The Feast is a visually captivating but ultimately shallow revenge horror film. The conceit is neither explained nor is it able to be pieced together with clues from different scenes. The mystery lacks resolution and will ultimately leave the viewer unsatisfied.
The Feast is distributed by IFC Films and available to rent on demand.
Something always been a little off about Alexia (Agathe Rousselle). As a child, she did not get along with her emotionally distant father. Their involvement in a terrible car accident sends Alexia to the hospital where doctors treat her skull fracture by adding a titanium plate. Fast forward to more than a decade later and Alexia has developed a lust for metal. She gyrates on top of cars for a living. She’s also the mysterious serial killer who the police are desperate to identify. When one of her victims escapes, Alexia transforms to Adrien, pretending to be firefighter Vincent Legrand’s (Vincent Lindon) long lost son. What Alexia doesn’t realize is that she’s met her match with Vincent. And what Vincent doesn’t realize is that “Adrien” is hiding some terrible secrets.

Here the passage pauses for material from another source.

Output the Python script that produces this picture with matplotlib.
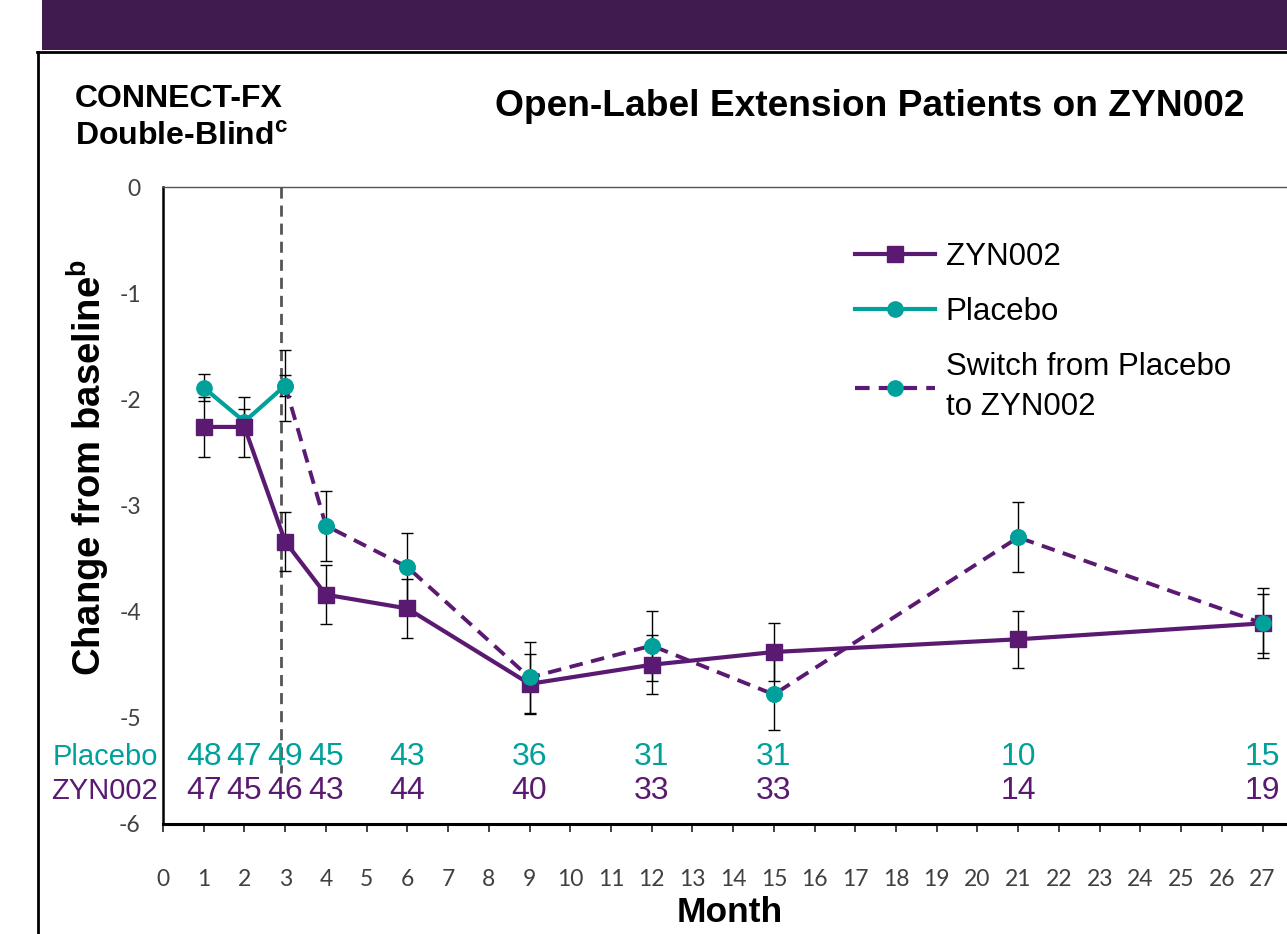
import matplotlib.pyplot as plt
from matplotlib.lines import Line2D
from matplotlib.patches import Rectangle

plt.rcParams['font.family'] = ['Liberation Sans', 'DejaVu Sans']
plt.rcParams['axes.unicode_minus'] = False
plt.rcParams['mathtext.fontset'] = 'custom'
plt.rcParams['mathtext.rm'] = 'Liberation Sans'
plt.rcParams['mathtext.bf'] = 'Liberation Sans:bold'

PURPLE = '#5a1a72'
TEAL = '#00a19b'
BAND = '#3f1b50'

# data
zyn_months = [1, 2, 3, 4, 6, 9, 12, 15, 21, 27]
zyn_change = [-2.26, -2.26, -3.34, -3.84, -3.97, -4.68, -4.50, -4.38, -4.26, -4.11]
zyn_err = [0.28, 0.28, 0.28, 0.28, 0.28, 0.28, 0.28, 0.27, 0.27, 0.28]

pbo_months = [1, 2, 3]
pbo_change = [-1.89, -2.21, -1.87]
pbo_err = [0.13, 0.12, 0.33]

sw_months = [3, 4, 6, 9, 12, 15, 21, 27]
sw_change = [-1.87, -3.19, -3.58, -4.62, -4.32, -4.78, -3.30, -4.11]
sw_err = [0.10, 0.33, 0.32, 0.33, 0.33, 0.33, 0.33, 0.33]

n_months = [1, 2, 3, 4, 6, 9, 12, 15, 21, 27]
n_placebo = [48, 47, 49, 45, 43, 36, 31, 31, 10, 15]
n_zyn = [47, 45, 46, 43, 44, 40, 33, 33, 14, 19]

W, H = 1287, 934
fig = plt.figure(figsize=(W / 100, H / 100), dpi=100)

# slide decoration
fig.add_artist(Rectangle((42 / W, 1 - 50 / H), 1, 50 / H, transform=fig.transFigure,
                         color=BAND, lw=0))
fig.add_artist(Line2D([37 / W, 1], [1 - 52 / H] * 2, transform=fig.transFigure, color='black', lw=2))
fig.add_artist(Line2D([38 / W] * 2, [0, 1 - 52 / H], transform=fig.transFigure, color='black', lw=2))

ax = fig.add_axes([163 / W, 1 - 824 / H, (W - 163) / W, 637 / H])

# error bars first, then the lines on top
eb = dict(fmt='none', ecolor='black', elinewidth=1.0, capsize=4.5, capthick=1.0, zorder=2)
ax.errorbar(zyn_months, zyn_change, yerr=zyn_err, **eb)
ax.errorbar(pbo_months, pbo_change, yerr=pbo_err, **eb)
ax.errorbar(sw_months, sw_change, yerr=sw_err, **eb)

ax.plot(sw_months, sw_change, color=PURPLE, lw=2.8, ls=(0, (3.5, 2.2)),
        marker='o', ms=11, mfc=TEAL, mec=TEAL, zorder=3)
ax.plot(zyn_months, zyn_change, color=PURPLE, lw=3.0, marker='s', ms=11.5,
        mfc=PURPLE, mec=PURPLE, zorder=4)
ax.plot(pbo_months, pbo_change, color=TEAL, lw=3.0, marker='o', ms=11,
        mfc=TEAL, mec=TEAL, zorder=3)
# re-draw switch markers above the ZYN002 squares
ax.plot(sw_months[1:], sw_change[1:], ls='none', marker='o', ms=11,
        mfc=TEAL, mec=TEAL, zorder=5)

ax.plot([2.9, 2.9], [0, -5.52], color='#555555', lw=2.0, ls=(0, (4, 2.5)), zorder=1)

# patient numbers
for m, a, b in zip(n_months, n_placebo, n_zyn):
    ax.text(m, -5.44, str(a), color=TEAL, fontsize=23, ha='center', va='baseline')
    ax.text(m, -5.76, str(b), color=PURPLE, fontsize=23, ha='center', va='baseline')
ax.text(-0.12, -5.44, 'Placebo', color=TEAL, fontsize=21, ha='right', va='baseline')
ax.text(-0.12, -5.76, 'ZYN002', color=PURPLE, fontsize=21, ha='right', va='baseline')

ax.set_xlim(0, 27.6)
ax.set_ylim(-6, 0)
ax.set_xticks(range(0, 28))
ax.set_xticklabels([str(i) for i in range(0, 28)])
ax.set_yticks(range(-6, 1))
ax.set_yticklabels([str(i) for i in range(-6, 1)])
ax.tick_params(axis='both', labelsize=16.5, labelcolor='#404040', labelfontfamily='Lato')
ax.xaxis.set_tick_params(direction='out', length=6, width=1.3, color='#333333')
ax.xaxis.set_tick_params(pad=26.5)
ax.tick_params(axis='y', length=0, pad=16)

ax.spines['right'].set_visible(False)
ax.spines['left'].set_linewidth(1.8)
ax.spines['bottom'].set_linewidth(2.2)
ax.spines['top'].set_linewidth(1.0)
ax.spines['top'].set_color('#555555')

handles = [
    Line2D([], [], color=PURPLE, lw=3.0, marker='s', ms=11.5, mfc=PURPLE, mec=PURPLE),
    Line2D([], [], color=TEAL, lw=3.0, marker='o', ms=11, mfc=TEAL, mec=TEAL),
    Line2D([], [], color=PURPLE, lw=3.0, ls=(0, (3.5, 2.2)), marker='o', ms=11, mfc=TEAL, mec=TEAL),
]
leg = ax.legend(handles, ['ZYN002', 'Placebo', 'Switch from Placebo\nto ZYN002'],
                loc='upper left', bbox_to_anchor=(855 / W, 1 - 242 / H),
                bbox_transform=fig.transFigure, frameon=False, fontsize=22.5,
                handlelength=2.55, handletextpad=0.35, labelspacing=0.8,
                borderpad=0, borderaxespad=0)
for t in leg.get_texts():
    t.set_linespacing(1.45)

fig.text(870 / W, 1 - 106 / H, 'Open-Label Extension Patients on ZYN002',
         fontsize=26.7, fontweight='bold', ha='center', va='center')
fig.text(75 / W, 1 - 99 / H, 'CONNECT-FX', fontsize=23, fontweight='bold',
         ha='left', va='center')
fig.text(75 / W, 1 - 137 / H, r'Double-Blind$^{\mathbf{c}}$', fontsize=23,
         fontweight='bold', ha='left', va='center')
fig.text(88 / W, 1 - 467 / H, r'Change from baseline$^{\mathbf{b}}$', fontsize=27.5,
         fontweight='bold', rotation=90, ha='center', va='center')
fig.text(730 / W, 1 - 912 / H, 'Month', fontsize=25.5, fontweight='bold',
         ha='center', va='center')

fig.savefig('out.png', dpi=100)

Directed by Julia Ducournau, Titane is a wild ride. It’s relentlessly brutal, completely bonkers and yet it somehow makes sense even when it doesn’t. Rousselle and Lindon have a raw intensity that is perfect for their messed-up characters. Ducournau explores the father-daughter dynamic in a way I’ve never seen before. There are a few plot holes but you get so sucked into the craziness of the story that they really don’t matter. Titane is not for the faint of heart but if you’re into body horror, this film is for you.
Update: Titaneis distributed by Neon and is available to rent on demand.